Heterogeneous computing architectures offer a lot of computational power, but harnessing it can be highly nontrivial. The existence of multiple memory regions and hierarchies is one of the reasons for this.

../_images/CPUAndGPU.png

A comparison of CPU and GPU architectures. CPU (left) has complex core structure and pack several cores on a single chip. GPU (right) cores are very simple in comparison, they also share data and control between each other. This allows to pack more cores on a single chip, thus achieving very high compute density. * Global memory, GPU memory, CPU, and GPU caches have to be managed, more or less explicitly, by the programmer to achieve optimal performance.

Any meaningful computation requires data in input and will produce some data as output. There needs to be transfer of data to and from the compute units and migration of data has an impact on performance. SYCL gives us the freedom to decide whether to perform data movements explicitly or implicitly. The latter strategy delegates the problem to the runtime: it reduces the opportunity for data-movement related bugs, but leaves no room for hand-optimization. With the former, we retain full control, but we will have to write tedious and error-prone code for data transfer.

There are three memory-management abstractions in the SYCL standard:

  1. unified shared memory. This is a pointer-based approach, familiar to C/C++ programmers and similar to CUDA/HIP low-level languages for accelerators. USM pointers on the host are valid pointers also on the device. This is at variance with “classic” pointers in CUDA/HIP. USM needs device support for a unified virtual address space.

  2. the buffer and accessor API. A buffer is a handle to a 1-, 2-, or 3-dimensional memory location. It specifies where the memory location and where it can be accessed: host, device or both. As such, the buffer does not own the memory: it’s only a constrained view into it. We don’t work on buffer directly, but rather use accessors into them. This is analogous to a RAII-like approach, similar to what the STL does in C++.

  3. images. They offer a similar API to buffer types, with extra functionality tailored for image processing. We will not discuss images in this workshop.

In this episode, we will look at the buffer and accessor API, while the next episode Data management with unified shared memory will discuss of USM. We will compare the two methods in Buffer-accessor model vs unified shared memory.

Buffers and memory allocation

Buffers are views into already allocated memory: a data abstraction the runtime uses to represent objects of given C++ types. The view is onto a 1-, 2-, or 3-dimensional array of data. The fact that buffers do not own their memory has two consequences for their usage:

  1. We do not allocate buffers, but rather initialize them from already existing objects. Only trivially copyable C++ objects can be represented in a buffer: the runtime needs to be able to take byte-by-byte copies.

  2. We do not access buffers directly, e.g. with a subscript operator or getters/setters. Rather we use accessor objects.
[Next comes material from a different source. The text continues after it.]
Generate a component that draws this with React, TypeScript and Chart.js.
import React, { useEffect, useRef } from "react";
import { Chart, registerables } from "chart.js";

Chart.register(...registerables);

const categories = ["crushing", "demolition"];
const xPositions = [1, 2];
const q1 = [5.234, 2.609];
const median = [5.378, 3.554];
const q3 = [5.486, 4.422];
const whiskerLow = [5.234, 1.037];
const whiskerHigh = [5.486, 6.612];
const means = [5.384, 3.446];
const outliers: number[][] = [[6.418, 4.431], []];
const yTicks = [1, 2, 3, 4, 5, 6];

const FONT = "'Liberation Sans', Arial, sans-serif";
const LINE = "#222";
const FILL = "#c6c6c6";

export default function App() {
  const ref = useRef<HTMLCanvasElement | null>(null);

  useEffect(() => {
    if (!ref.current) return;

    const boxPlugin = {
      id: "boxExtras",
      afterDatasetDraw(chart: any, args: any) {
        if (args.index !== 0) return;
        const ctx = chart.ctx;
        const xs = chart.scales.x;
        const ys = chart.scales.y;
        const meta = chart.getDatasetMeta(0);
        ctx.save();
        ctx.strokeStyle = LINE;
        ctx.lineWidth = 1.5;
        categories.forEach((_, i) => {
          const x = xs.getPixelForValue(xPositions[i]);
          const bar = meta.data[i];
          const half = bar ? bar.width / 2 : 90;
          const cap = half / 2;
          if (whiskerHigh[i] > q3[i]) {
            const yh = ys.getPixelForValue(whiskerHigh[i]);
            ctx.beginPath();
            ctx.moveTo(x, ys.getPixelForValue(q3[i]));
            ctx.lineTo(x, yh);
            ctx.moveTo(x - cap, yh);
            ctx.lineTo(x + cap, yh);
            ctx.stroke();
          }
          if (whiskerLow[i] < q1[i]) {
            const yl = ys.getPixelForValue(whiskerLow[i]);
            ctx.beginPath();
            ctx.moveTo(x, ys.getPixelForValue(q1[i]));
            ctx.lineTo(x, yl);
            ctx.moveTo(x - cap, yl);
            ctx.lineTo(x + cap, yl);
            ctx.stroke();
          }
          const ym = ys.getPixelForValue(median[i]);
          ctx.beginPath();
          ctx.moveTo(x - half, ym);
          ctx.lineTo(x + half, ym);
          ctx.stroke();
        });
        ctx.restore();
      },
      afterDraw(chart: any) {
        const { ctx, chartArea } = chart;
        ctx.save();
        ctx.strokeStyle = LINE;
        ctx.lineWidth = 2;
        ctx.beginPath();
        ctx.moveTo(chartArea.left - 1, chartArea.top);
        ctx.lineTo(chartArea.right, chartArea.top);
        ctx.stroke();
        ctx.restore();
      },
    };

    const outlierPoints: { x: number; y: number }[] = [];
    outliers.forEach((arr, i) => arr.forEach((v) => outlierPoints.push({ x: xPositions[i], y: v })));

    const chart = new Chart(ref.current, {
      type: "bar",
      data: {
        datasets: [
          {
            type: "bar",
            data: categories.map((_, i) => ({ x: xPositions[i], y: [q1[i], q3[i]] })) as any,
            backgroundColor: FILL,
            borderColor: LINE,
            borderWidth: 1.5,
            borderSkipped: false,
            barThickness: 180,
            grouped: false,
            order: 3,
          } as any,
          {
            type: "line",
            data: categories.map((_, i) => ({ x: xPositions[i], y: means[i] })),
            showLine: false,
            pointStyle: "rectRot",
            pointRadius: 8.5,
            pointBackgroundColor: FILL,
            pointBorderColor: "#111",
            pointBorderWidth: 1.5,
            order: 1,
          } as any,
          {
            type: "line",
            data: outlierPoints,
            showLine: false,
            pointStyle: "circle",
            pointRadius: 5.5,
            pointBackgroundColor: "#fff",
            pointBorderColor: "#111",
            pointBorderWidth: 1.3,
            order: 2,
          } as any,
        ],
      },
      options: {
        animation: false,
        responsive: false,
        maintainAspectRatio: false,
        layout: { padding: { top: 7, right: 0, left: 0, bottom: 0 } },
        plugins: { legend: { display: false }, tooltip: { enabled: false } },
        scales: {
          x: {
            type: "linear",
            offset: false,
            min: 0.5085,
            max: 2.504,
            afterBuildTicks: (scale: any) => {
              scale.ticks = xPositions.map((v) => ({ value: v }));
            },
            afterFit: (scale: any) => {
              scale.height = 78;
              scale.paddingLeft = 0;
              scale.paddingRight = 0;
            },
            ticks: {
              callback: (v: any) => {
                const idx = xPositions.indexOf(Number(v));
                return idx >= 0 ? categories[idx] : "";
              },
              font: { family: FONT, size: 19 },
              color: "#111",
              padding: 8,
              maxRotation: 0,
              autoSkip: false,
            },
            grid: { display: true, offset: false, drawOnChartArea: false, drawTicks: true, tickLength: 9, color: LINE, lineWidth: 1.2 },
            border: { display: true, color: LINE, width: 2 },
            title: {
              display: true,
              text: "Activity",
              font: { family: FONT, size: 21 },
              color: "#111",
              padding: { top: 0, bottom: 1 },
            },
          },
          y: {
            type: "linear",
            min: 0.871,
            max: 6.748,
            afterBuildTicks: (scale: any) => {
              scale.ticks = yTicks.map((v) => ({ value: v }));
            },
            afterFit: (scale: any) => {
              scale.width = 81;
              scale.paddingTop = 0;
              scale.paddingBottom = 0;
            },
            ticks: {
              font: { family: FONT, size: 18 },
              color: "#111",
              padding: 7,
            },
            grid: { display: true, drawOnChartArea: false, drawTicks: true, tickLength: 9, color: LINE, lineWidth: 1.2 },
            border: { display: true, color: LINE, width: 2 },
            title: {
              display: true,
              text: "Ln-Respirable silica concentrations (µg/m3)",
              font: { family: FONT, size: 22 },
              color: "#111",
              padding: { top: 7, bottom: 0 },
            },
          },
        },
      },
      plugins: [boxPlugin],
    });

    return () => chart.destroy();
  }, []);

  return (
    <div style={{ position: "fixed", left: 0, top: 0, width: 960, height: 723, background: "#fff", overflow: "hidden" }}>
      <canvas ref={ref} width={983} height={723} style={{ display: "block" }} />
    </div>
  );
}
We construct buffers by specifying their size and what memory they should provide a view for. The buffer class is templated over the type of the underlying memory and its dimensionality (1, 2, or 3). We give the size as an object of range type: ranges are also used to express parallelism, but we postpone giving those details until episode Expressing parallelism with SYCL.

It is worth mentioning that buffer destructors are blocking. Thus, in RAII fashion, defining SYCL work within a {} block (a new scope) will ensure that buffers are updated after their data is accessed in a kernel!

Warning

When using a host pointer, we are promising the runtime that we will not touch the memory during the lifetime of the buffer. It is the programmer’s responsibility to keep that promise!
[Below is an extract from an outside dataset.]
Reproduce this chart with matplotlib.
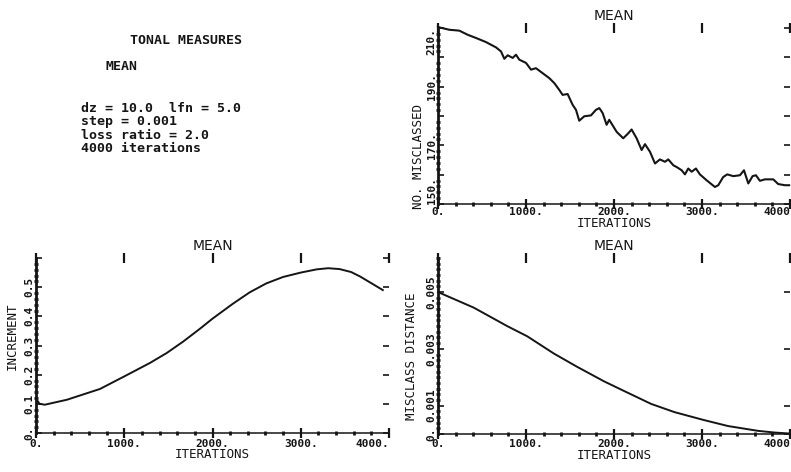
import matplotlib
matplotlib.use("Agg")
import matplotlib.pyplot as plt
from matplotlib.ticker import FixedLocator, FixedFormatter, MultipleLocator

MONO = "DejaVu Sans Mono"
INK = "#151515"

# ---- x axis (iterations), shared by all panels ----
iter_ticks = [0, 1000, 2000, 3000, 4000]
iter_labels_left = ["0.", "1000.", "2000.", "3000.", "4000."]
iter_labels_right = ["0.", "1000.", "2000.", "3000.", "4000"]

# ---- number misclassed ----
mis_iter = [0, 15, 129, 242, 337, 432, 545, 659, 716, 754, 792, 849, 886, 924,
            1000, 1057, 1113, 1189, 1265, 1322, 1378, 1416, 1473, 1530, 1568,
            1605, 1662, 1738, 1795, 1833, 1871, 1916, 1946, 2030, 2105, 2162,
            2200, 2257, 2314, 2352, 2409, 2466, 2522, 2579, 2617, 2674, 2712,
            2769, 2806, 2844, 2882, 2931, 2976, 3052, 3147, 3185, 3241, 3287,
            3355, 3431, 3477, 3526, 3575, 3613, 3658, 3715, 3810, 3866, 3942,
            3990]
mis_count = [210.5, 210.2, 209.4, 209.1, 207.7, 206.6, 205.2, 203.4, 202.0,
             199.5, 200.7, 199.8, 200.9, 199.2, 198.1, 195.8, 196.3, 194.6,
             192.9, 191.2, 188.9, 187.2, 187.5, 183.8, 182.1, 178.4, 179.9,
             180.2, 182.1, 182.7, 181.0, 177.0, 178.7, 174.6, 172.4, 174.1,
             175.4, 172.4, 168.4, 170.4, 167.8, 163.8, 165.2, 164.4, 165.2,
             163.2, 162.6, 161.5, 160.1, 162.1, 161.0, 162.1, 160.1, 158.1,
             155.8, 156.4, 159.2, 160.1, 159.5, 159.8, 161.5, 157.0, 159.5,
             159.8, 157.9, 158.4, 158.4, 156.8, 156.4, 156.4]
count_ticks = [150, 160, 170, 180, 190, 200, 210]
count_labels = ["150.", "", "170.", "", "190.", "", "210."]

# ---- increment ----
inc_iter = [0, 40, 100, 350, 725, 1000, 1290, 1480, 1670, 1860, 2000, 2230,
            2420, 2610, 2800, 3000, 3180, 3310, 3440, 3570, 3670, 3820, 3930]
inc_val = [0.118, 0.100, 0.097, 0.114, 0.151, 0.194, 0.240, 0.274, 0.314,
           0.358, 0.392, 0.443, 0.482, 0.513, 0.535, 0.550, 0.561, 0.565,
           0.562, 0.552, 0.537, 0.510, 0.490]
inc_ticks = [0.0, 0.1, 0.2, 0.3, 0.4, 0.5, 0.6]
inc_labels = ["0.", "0.1", "0.2", "0.3", "0.4", "0.5", ""]

# ---- misclass distance ----
dist_iter = [0, 407, 787, 1015, 1319, 1585, 1890, 2118, 2422, 2688, 3011,
             3296, 3639, 3829, 3981, 4000]
dist_val = [0.00500, 0.00445, 0.00380, 0.00344, 0.00283, 0.00236, 0.00185,
            0.00151, 0.00106, 0.00077, 0.00050, 0.00028, 0.00011, 0.00005,
            0.00002, 0.00002]
dist_ticks = [0.0, 0.001, 0.003, 0.005]
dist_labels = ["0.", "0.001", "0.003", "0.005"]

fig = plt.figure(figsize=(7.91, 4.72), dpi=100)
fig.patch.set_facecolor("white")


def px_axes(left, top, right, bottom):
    W, H = 791.0, 472.0
    return fig.add_axes([left / W, 1 - bottom / H, (right - left) / W,
                         (bottom - top) / H])


def style(ax, ylim, yticks, ylabels, yminor, ylabel, ylabel_xy, xlabels,
          xpad=1, xlabelpad=-1):
    ax.set_xlim(0, 4000)
    ax.set_ylim(*ylim)
    for s in ("top", "right"):
        ax.spines[s].set_visible(False)
    ax.spines["left"].set_linewidth(2.0)
    ax.spines["bottom"].set_linewidth(1.1)
    for s in ("left", "bottom"):
        ax.spines[s].set_color(INK)
    ax.xaxis.set_major_locator(FixedLocator(iter_ticks))
    ax.xaxis.set_major_formatter(FixedFormatter(xlabels))
    ax.xaxis.set_minor_locator(MultipleLocator(200))
    ax.yaxis.set_major_locator(FixedLocator(yticks))
    ax.yaxis.set_major_formatter(FixedFormatter(ylabels))
    ax.yaxis.set_minor_locator(MultipleLocator(yminor))
    ax.tick_params(which="major", direction="inout", length=7, width=1.6,
                   color=INK, top=True, right=True, labelsize=8,
                   labelcolor=INK)
    ax.tick_params(axis="x", which="major", pad=xpad)
    ax.tick_params(axis="y", which="major", pad=1)
    ax.tick_params(axis="y", which="major", right=True, direction="in",
                   length=4, width=1.2)
    ax.tick_params(which="minor", direction="inout", length=3, width=2.0,
                   color=INK, top=False, right=False)
    for lab in ax.get_xticklabels():
        lab.set_fontfamily(MONO)
        lab.set_fontweight("bold")
    ax.get_xticklabels()[-1].set_horizontalalignment("right")
    for lab in ax.get_yticklabels():
        lab.set_fontfamily(MONO)
        lab.set_fontweight("bold")
        lab.set_rotation(90)
        lab.set_verticalalignment("center")
    ax.set_xlabel("ITERATIONS", fontfamily=MONO, fontsize=9, color=INK,
                  labelpad=xlabelpad)
    ax.set_ylabel(ylabel, fontfamily=MONO, fontsize=9, color=INK,
                  va="center")
    ax.yaxis.set_label_coords(*ylabel_xy)
    ax.set_facecolor("none")
    ax.text(0.5, 1.03, "MEAN", transform=ax.transAxes, ha="center",
            va="bottom", fontsize=10, color=INK)


# number misclassed
ax1 = px_axes(438, 28, 790, 204)
ax1.plot(mis_iter, mis_count, color=INK, lw=1.5, clip_on=False)
style(ax1, (150, 210), count_ticks, count_labels, 2, "NO. MISCLASSED",
      (-0.055, 0.27), iter_labels_right, xpad=-1, xlabelpad=0)
ax1.get_yticklabels()[-1].set_verticalalignment("top")
ax1.get_yticklabels()[0].set_verticalalignment("bottom")

# increment
ax2 = px_axes(36, 258, 389, 433)
ax2.plot(inc_iter, inc_val, color=INK, lw=1.4, clip_on=False)
style(ax2, (0, 0.6), inc_ticks, inc_labels, 0.02, "INCREMENT",
      (-0.068, 0.55), iter_labels_left)

# misclass distance
ax3 = px_axes(438, 258, 790, 434)
ax3.plot(dist_iter, dist_val, color=INK, lw=1.4, clip_on=False)
style(ax3, (0, 0.0062), dist_ticks, dist_labels, 0.0002, "MISCLASS DISTANCE",
      (-0.074, 0.44), iter_labels_right, xpad=0, xlabelpad=0)

# run description
fig.text(130 / 791, 1 - 40 / 472, "TONAL MEASURES", fontfamily=MONO,
         fontweight="bold", fontsize=9.5, color=INK, va="center")
fig.text(105 / 791, 1 - 67 / 472, "MEAN", fontfamily=MONO,
         fontweight="bold", fontsize=9.5, color=INK, va="center")
desc_lines = ["dz = 10.0  lfn = 5.0", "step = 0.001", "loss ratio = 2.0",
              "4000 iterations"]
for i, line in enumerate(desc_lines):
    fig.text(81 / 791, 1 - (108 + 13.6 * i) / 472, line, fontfamily=MONO,
             fontweight="bold", fontsize=9.5, color=INK, va="center")

fig.savefig("out.png", dpi=100, facecolor="white")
Creation of buffers is just one side of the coin. The buffer is only a view into memory and no migration of data occurs when we construct one and we cannot manipulate the underlying data of a buffer directly: both goals are achieved with accessors.

Buffers, accessors, and data movement

A buffer object “tells” the runtime how the data is laid out, while accessor objects “tell” it how we are going to read from and write to the underlying memory. This information is crucial for the runtime to correctly schedule tasks and their execution. When you define accessors, you are defining the data dependencies providing edges between the nodes in the task graph. Accessor objects are templated over five parameters:

  • the type and the dimension, which will be the same as for the underlying buffer.

  • the access mode: how do we intend to access the data in the buffer? The possible values are read, write, and read_write for read-only (default for const data types), for write-only, and for read-write (default for non-const data types) access, respectively.

  • the access target: what memory and where do we intend to access? The default is global_memory stating that the data resides in the device global memory space.

  • the placeholder status: is this accessor a placeholder or not? We will not look at this parameter in detail.

Device accessors can be created within a command group, for example:

buffer<double> A{range{42}};

Q.submit([&](handler &cgh){
   accessor aA{A, cgh};
});

you can notice that CTAD and default template parameters help out here and avoid us the tedious task of specifying all template parameters. The accessor aA is in read_write mode, with target global_memory.

The SYCL standard provides convenient access tags to specify both access mode and target upon construction.

Available access tags

Tag value

Access mode

Access target

read_write

read_write

default

read_only

read

default

write_only

write

default

This avoids having to give the template arguments explicitly and saves quite a bit of typing!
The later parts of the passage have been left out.